Can two light-skinned people have a dark-skinned child?

Woops, sorry about that. I thought I was in the other thread. That’s what I get for posting at 1 AM.

Although what I know is about eye, rather than skin or hair color, but perhaps it can throw some light on the questions raised here.

In HS biology (which was back in the 50s when it was still possible to teach Darwinian evolution in public HSs) I learned that two blue-eyed parents could not have a dark-eyed child. I accepted that at the time, but after a while I worked out a scenario. I tried out my ideas on a geneticist and he agreed. It would be rare but possible. Similarly, two parents of blood type O could have a child of any blood type with the same mechanism.

Here is how it works. It is perhaps a little simpler with blood types, so I will do it for that. To have type A blood, you have to have at least one gene that codes for a protein that produces a particular antigen (I think that is the right word, but forgive if it isn’t). If neither chromosome has that gene (actually, if it has a version of the gene that doesn’t make that protein), then that person will have type O or B blood. The same considerations work for type B. If the person makes neither protein he will have type O. If he marries another such person, all their children will have type O. If he marries a person of type A, then either that person is really Aa, meaning has one gene that codes for the A protein, or type AA, meaning both genes do.

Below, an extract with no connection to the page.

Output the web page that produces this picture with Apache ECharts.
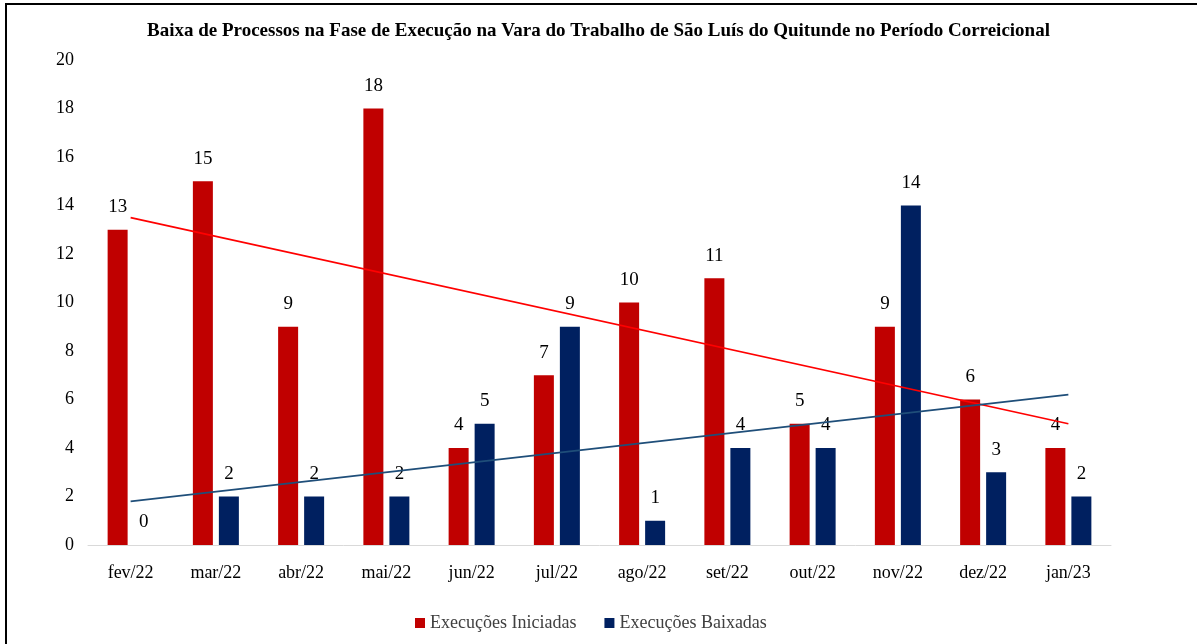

The thing is that that is not the only way of having type O blood; it is far the most common way, but not the only way. Nothing is ever quite as simple as it appears in HS biology. You could have genome Aa or AA and still have type O blood. For the antigen is manufactured in a sequence of steps all of which are coded genetically and all of which have to be present for the A antigen to be produced. Suppose there is another gene, call it Z that has to be present. Suppose that there is a rare mutation that makes a gene I will call z that fails to make that protein (most likely an enzyme). Now if a person with genotype AAzz marries an aaZZ (here I am simplifying and ignoring the B antigen), then both will have type O blood and all their children will have genome AaZz and hence type A blood.

In a similar way, it is possible for two blue-eyed parents to have a brown-eyed child and two blond parents to have a dark-haired child. I see no reason why all this couldn’t happen with skin color. I once met an albino (east) Indian. Pink eyes, white hair, extremely pale skin, whose children looked like perfectly ordinary dark-skinned Indians. There was some cognitive dissonance with this very pale person with Caucasian features speaking strongly Indian accented English.

Aaagh!! It’s the attack of the zombie nigger babies!

:smiley:
Sorry, I just had to say that once, when I realized that the thread had been resucitated.

I can see how old this thread is but I just watched the movie SKIN about a dark skinned girl born to white parents and my interest is peaked for a couple reasons. First, the movie caught my attention because I actually gave birth to a beautiful baby girl, 17 years ago who has a much darker skin than my husband or me. So dark in fact, she easily passes for Mexican and is frequently thought of as being half black. (The half black issues were mainly when she was much younger in middle school.) I am of German decent, my husband Dutch! When she was just a baby, my husband and I were out and people asked us her nationality, as if we had adopted her. I never felt alarmed by her skin color, mainly because there was no question she was mine and my husbands. My husband too, has NEVER thought she didn’t belong to him, and the fact that she actually looks like both of us, especially his mother, minus her lovely deep brown/olive complexion. I honestly and quite ignorantly thought she was so dark because I was a bikini laden sun goddess during my entire pregnancy. I figured the melanin soaked in! Ha ha! Don’t make fun, I was so young back then! So, yes, yes, yes, it is quite possible and the more I learn I realize it had nothing to do with sun bathing during pregnancy.

I know this is a zombie, but I believe the woman the previous poster is referring to isSandra Laing. There was a film about her called Skin starring the lovely Sophie Okonedo. It’s about a black appearing woman who was born to white South African parents which due to the circumstances, caused quite a few problems for her.